Skip pictures; extract every line from the one with "Write self-contained HTML" through the one with "of PCC Principles</text>", exactly as written.
┌─ TASK MATERIAL
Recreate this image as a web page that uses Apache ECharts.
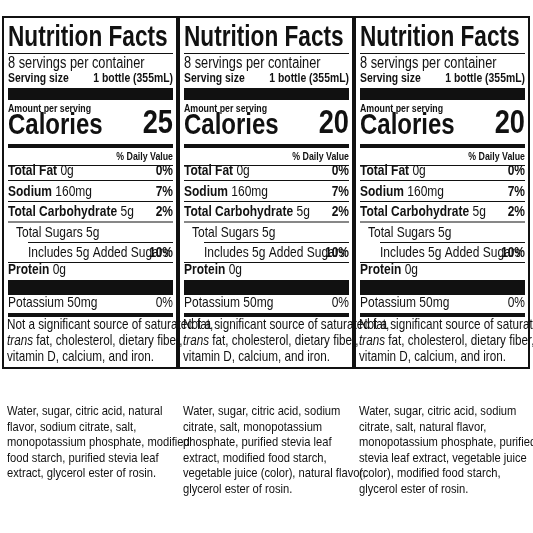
<!DOCTYPE html><html><head><meta charset="utf-8">
<script src="https://cdn.jsdelivr.net/npm/echarts@6/dist/echarts.min.js"></script>
<style>html,body{margin:0;background:#fff}#c{width:533px;height:533px}</style></head><body><div id="c"></div>
<script>
const panelX = [3, 179, 355];
const calories = [25, 20, 20];
const servings = "8 servings per container";
const servingSize = "1 bottle (355mL)";
const rows = [
  {b:"Total Fat", v:" 0g", dv:"0%", ind:0},
  {b:"Sodium", v:" 160mg", dv:"7%", ind:0},
  {b:"Total Carbohydrate", v:" 5g", dv:"2%", ind:0},
  {b:"", v:"Total Sugars 5g", dv:"", ind:1},
  {b:"", v:"Includes 5g Added Sugars", dv:"10%", ind:2},
  {b:"Protein", v:" 0g", dv:"", ind:0}
];
const footnote = ["Not a significant source of saturated fat,", "{i|trans} fat, cholesterol, dietary fiber,", "vitamin D, calcium, and iron."];
const ingredients = [
  ["Water, sugar, citric acid, natural","flavor, sodium citrate, salt,","monopotassium phosphate, modified","food starch, purified stevia leaf","extract, glycerol ester of rosin."],
  ["Water, sugar, citric acid, sodium","citrate, salt, monopotassium","phosphate, purified stevia leaf","extract, modified food starch,","vegetable juice (color), natural flavor,","glycerol ester of rosin."],
  ["Water, sugar, citric acid, sodium","citrate, salt, natural flavor,","monopotassium phosphate, purified","stevia leaf extract, vegetable juice","(color), modified food starch,","glycerol ester of rosin."]
];
const F = "'Liberation Sans',Arial,sans-serif";
const W = 174, L = 5, R = W - 4;
const g = [];
function rect(x,y,w,h){g.push({type:'rect',shape:{x,y,width:w,height:h},style:{fill:'#111'}});}
function txt(x,y,t,o,sx){g.push({type:'text',x,y,scaleX:sx||0.8,style:Object.assign({text:t,font:'13px '+F,fill:'#111',textVerticalAlign:'bottom'},o||{})});}
panelX.forEach((px,p)=>{
  g.push({type:'rect',shape:{x:px,y:17,width:W,height:351},style:{fill:'none',stroke:'#111',lineWidth:2}});
  const x0=px+L, x1=px+R;
  txt(x0,52,'Nutrition Facts',{font:'bold 29px '+F},0.78);
  rect(x0,53,R-L,1);
  txt(x0,72,servings,{font:'16px '+F});
  txt(x0,85,'Serving size',{font:'bold 13px '+F});
  txt(x1,85,servingSize,{font:'bold 13px '+F,align:'right'});
  rect(x0,88,R-L,12);
  txt(x0,114,'Amount per serving',{font:'bold 11px '+F});
  txt(x0,141,'Calories',{font:'bold 30px '+F});
  txt(x1,141,String(calories[p]),{font:'bold 34px '+F,align:'right'});
  rect(x0,144,R-L,4);
  txt(x1,162,'% Daily Value',{font:'bold 11px '+F,align:'right'});
  rect(x0,165,R-L,1);
  const ys=[178,199,219.5,240,260,277];
  rows.forEach((r,i)=>{
    const y=ys[i];
    const xi = x0 + (r.ind===1?8:r.ind===2?20:0);
    const ti = r.b ? '{b|'+r.b+'}{n|'+r.v+'}' : '{n|'+r.v+'}';
    txt(xi,y,ti,{rich:{b:{font:'bold 15px '+F,fill:'#111'},n:{font:'15px '+F,fill:'#111'}}});
    if(r.dv) txt(x1,y,r.dv,{font:'bold 15px '+F,align:'right'});
    if(i<rows.length-1){const lx = i===3 ? x0+20 : x0; rect(lx,y+2,x1-lx,1);}
  });
  rect(x0,280,R-L,15);
  txt(x0,310,'Potassium 50mg',{font:'15px '+F});
  txt(x1,310,'0%',{font:'15px '+F,align:'right'});
  rect(x0,313,R-L,4);
  footnote.forEach((t,i)=>txt(x0-1,332+i*16,t,{font:'15px '+F,rich:{i:{font:'italic 15px '+F,fill:'#111'}}},0.78));
  ingredients[p].forEach((t,i)=>txt(px+4,418+i*15.5,t,{font:'13px '+F},0.86));
});
const ch=echarts.init(document.getElementById('c'));
ch.setOption({animation:false,graphic:{elements:g}});
</script></body></html>
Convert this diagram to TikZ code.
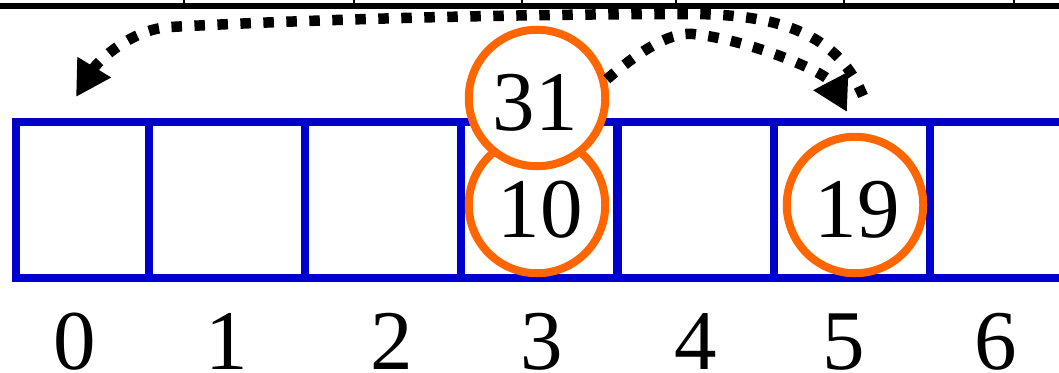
\documentclass[tikz,border=0pt]{standalone}
\usepackage{fontspec}
\setmainfont{Liberation Serif}
\usetikzlibrary{arrows.meta}
\definecolor{cellblue}{HTML}{0000CC}
\definecolor{ringorange}{HTML}{FF6600}
\begin{document}
\begin{tikzpicture}[x=1pt,y=-1pt,
  cell/.style={draw=cellblue, line width=8pt, minimum height=156pt, minimum width=156pt, inner sep=0pt, outer sep=0pt},
  ring/.style={circle, draw=ringorange, line width=8pt, fill=white, minimum size=136.5pt, inner sep=0pt},
  num/.style={font=\fontsize{85}{85}\selectfont, inner sep=0pt, anchor=base},
  hop/.style={line width=10.5pt, dash pattern=on 10.5pt off 12.5pt, -{Triangle[length=35pt,width=37pt]}},
  rail/.style={line width=5.7pt},
  tick/.style={line width=2pt}
]
\useasboundingbox (0,0) rectangle (1059,372);
\clip (0,0) rectangle (1059,372);
% upper array edge
\draw[rail] (0,6.2) -- (1059,6.2);
\foreach \x in {184,353.5,522,675.5,843.5,1013.5} \draw[tick] (\x,0) -- (\x,6);
% cells
\node[cell, minimum width=133.5pt] (cell0) at (82.25,199.5) {};
\node[cell] (cell1) at (227,199.5) {};
\node[cell] (cell2) at (383,199.5) {};
\node[cell] (cell3) at (539,199.5) {};
\node[cell] (cell4) at (695.5,199.5) {};
\node[cell] (cell5) at (851.75,199.5) {};
\node[cell] (cell6) at (1007.5,199.5) {};
% keys
\node[ring] (c10) at (537,205) {};
\node[ring] (c31) at (537,98) {};
\node[ring] (c19) at (855,205) {};
\node[num] (t31) at (535,130) {31};
\node[num] (t10) at (540,237) {10};
\node[num] (t19) at (857,237) {19};
% indices
\node[num] (i0) at (74.5,369.5) {0};
\node[num] (i1) at (227,369.5) {1};
\node[num] (i2) at (391.5,369.5) {2};
\node[num] (i3) at (541.5,369.5) {3};
\node[num] (i4) at (696,369.5) {4};
\node[num] (i5) at (843.5,369.5) {5};
\node[num] (i6) at (996,369.5) {6};
% probe arrows
\coordinate (s1) at (863,96);
\coordinate (e1) at (76,97);
\coordinate (e2) at (847,112);
\draw[hop] (s1) .. controls (840,40) and (790,14) .. (690,14)
  .. controls (500,14) and (300,20) .. (170,27)
  .. controls (130,29) and (96.8,63) .. (e1);
\draw[hop] (c31.15) .. controls (635,55) and (668,31.5) .. (693,34)
  .. controls (750,40) and (826,72) .. (e2);
\end{tikzpicture}
\end{document}
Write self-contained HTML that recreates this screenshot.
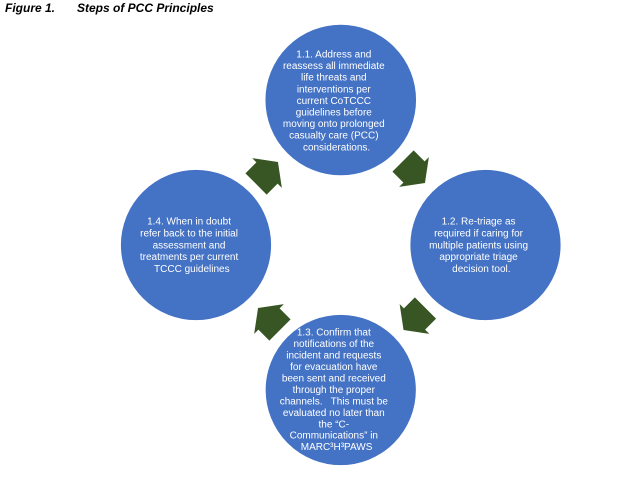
<!DOCTYPE html>
<html>
<head>
<meta charset="utf-8">
<style>
  html, body { margin: 0; padding: 0; background: #ffffff; }
  body { width: 640px; height: 490px; overflow: hidden; }
  svg { display: block; }
  .t { font-family: "Liberation Sans", Arial, sans-serif; font-size: 10px; fill: #ffffff; white-space: pre; }
  .title { font-family: "Liberation Sans", Arial, sans-serif; font-size: 12px; font-weight: bold; font-style: italic; fill: #000; }
</style>
</head>
<body>
<svg width="640" height="490" viewBox="0 0 640 490" xmlns="http://www.w3.org/2000/svg">
  <rect x="0" y="0" width="640" height="490" fill="#ffffff"/>

  <!-- Title -->
  <text class="title" x="5" y="12">Figure 1.</text>
  <text class="title" x="77" y="12">Steps of PCC Principles</text>

  <!-- Circles -->
  <circle cx="340.75" cy="100" r="75.7" fill="#4472C4" stroke="#ffffff" stroke-width="0.8"/>
  <circle cx="485.5" cy="245" r="75.5" fill="#4472C4" stroke="#ffffff" stroke-width="0.8"/>
  <circle cx="340.75" cy="390" r="75.5" fill="#4472C4" stroke="#ffffff" stroke-width="0.8"/>
  <circle cx="196" cy="245" r="75.5" fill="#4472C4" stroke="#ffffff" stroke-width="0.8"/>

  <!-- Arrows -->
  <g fill="#375623">
    <polygon transform="translate(414,172) rotate(45)" points="-15.5,-15 0,-15 0,-21 15.5,0 0,21 0,15 -15.5,15"/>
    <polygon transform="translate(414.5,319) rotate(135)" points="-15.5,-15 0,-15 0,-21 15.5,0 0,21 0,15 -15.5,15"/>
    <polygon transform="translate(269,319) rotate(225)" points="-15.5,-15 0,-15 0,-21 15.5,0 0,21 0,15 -15.5,15"/>
    <polygon transform="translate(267,173) rotate(315)" points="-15.5,-15 0,-15 0,-21 15.5,0 0,21 0,15 -15.5,15"/>
  </g>

  <!-- Top circle text -->
  <text class="t" text-anchor="middle">
    <tspan x="340.75" y="57.5">1.1. Address and</tspan>
    <tspan x="340.75" y="69.1">reassess all immediate</tspan>
    <tspan x="340.75" y="80.7">life threats and</tspan>
    <tspan x="340.75" y="92.3">interventions per</tspan>
    <tspan x="340.75" y="103.9">current CoTCCC</tspan>
    <tspan x="340.75" y="115.5">guidelines before</tspan>
    <tspan x="340.75" y="127.1">moving onto prolonged</tspan>
    <tspan x="340.75" y="138.7">casualty care (PCC)</tspan>
    <tspan x="340.75" y="150.3">considerations.</tspan>
  </text>

  <!-- Right circle text -->
  <text class="t" text-anchor="middle">
    <tspan x="485.5" y="224.5">1.2. Re-triage as</tspan>
    <tspan x="485.5" y="236.4">required if caring for</tspan>
    <tspan x="485.5" y="248.3">multiple patients using</tspan>
    <tspan x="485.5" y="260.2">appropriate triage</tspan>
    <tspan x="485.5" y="272.1">decision tool.</tspan>
  </text>

  <!-- Left circle text -->
  <text class="t" text-anchor="middle">
    <tspan x="196" y="224.5">1.4. When in doubt</tspan>
    <tspan x="196" y="236.4">refer back to the initial</tspan>
    <tspan x="196" y="248.3">assessment and</tspan>
    <tspan x="196" y="260.2">treatments per current</tspan>
    <tspan x="196" y="272.1">TCCC guidelines</tspan>
  </text>

  <!-- Bottom circle text -->
  <text class="t" text-anchor="middle">
    <tspan x="340.75" y="335.5">1.3. Confirm that</tspan>
    <tspan x="340.75" y="347">notifications of the</tspan>
    <tspan x="340.75" y="358.4">incident and requests</tspan>
    <tspan x="340.75" y="369.9">for evacuation have</tspan>
    <tspan x="340.75" y="381.4">been sent and received</tspan>
    <tspan x="340.75" y="392.9">through the proper</tspan>
    <tspan x="340.75" y="404.3">channels.   This must be</tspan>
    <tspan x="340.75" y="415.8">evaluated no later than</tspan>
    <tspan x="340.75" y="427.3">the “C-</tspan>
    <tspan x="340.75" y="438.7">Communications” in</tspan>
    <tspan x="340.75" y="450.2">MARC³H³PAWS</tspan>
  </text>
</svg>
</body>
</html>
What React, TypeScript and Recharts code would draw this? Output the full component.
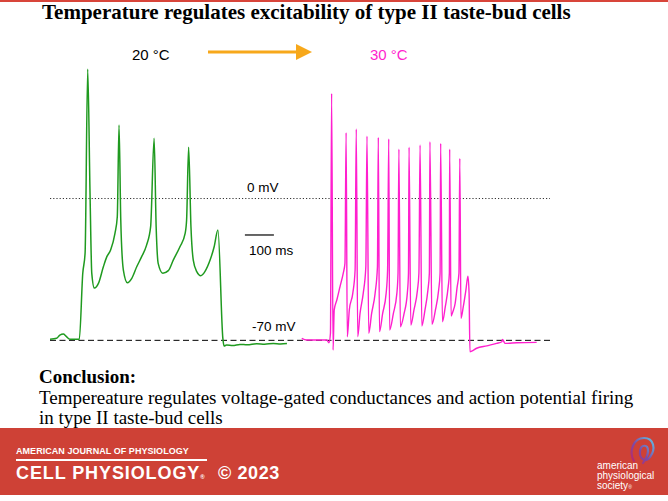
└─
§ FULL RESPONSE:
Write self-contained HTML that recreates this screenshot.
<!DOCTYPE html>
<html>
<head>
<meta charset="utf-8">
<style>
  html, body { margin: 0; padding: 0; background: #ffffff; }
  body { width: 640px; height: 490px; overflow: hidden; }
  svg { display: block; }
  .t { font-family: "Liberation Sans", Arial, sans-serif; font-size: 10px; fill: #ffffff; white-space: pre; }
  .title { font-family: "Liberation Sans", Arial, sans-serif; font-size: 12px; font-weight: bold; font-style: italic; fill: #000; }
</style>
</head>
<body>
<svg width="640" height="490" viewBox="0 0 640 490" xmlns="http://www.w3.org/2000/svg">
  <rect x="0" y="0" width="640" height="490" fill="#ffffff"/>

  <!-- Title -->
  <text class="title" x="5" y="12">Figure 1.</text>
  <text class="title" x="77" y="12">Steps of PCC Principles</text>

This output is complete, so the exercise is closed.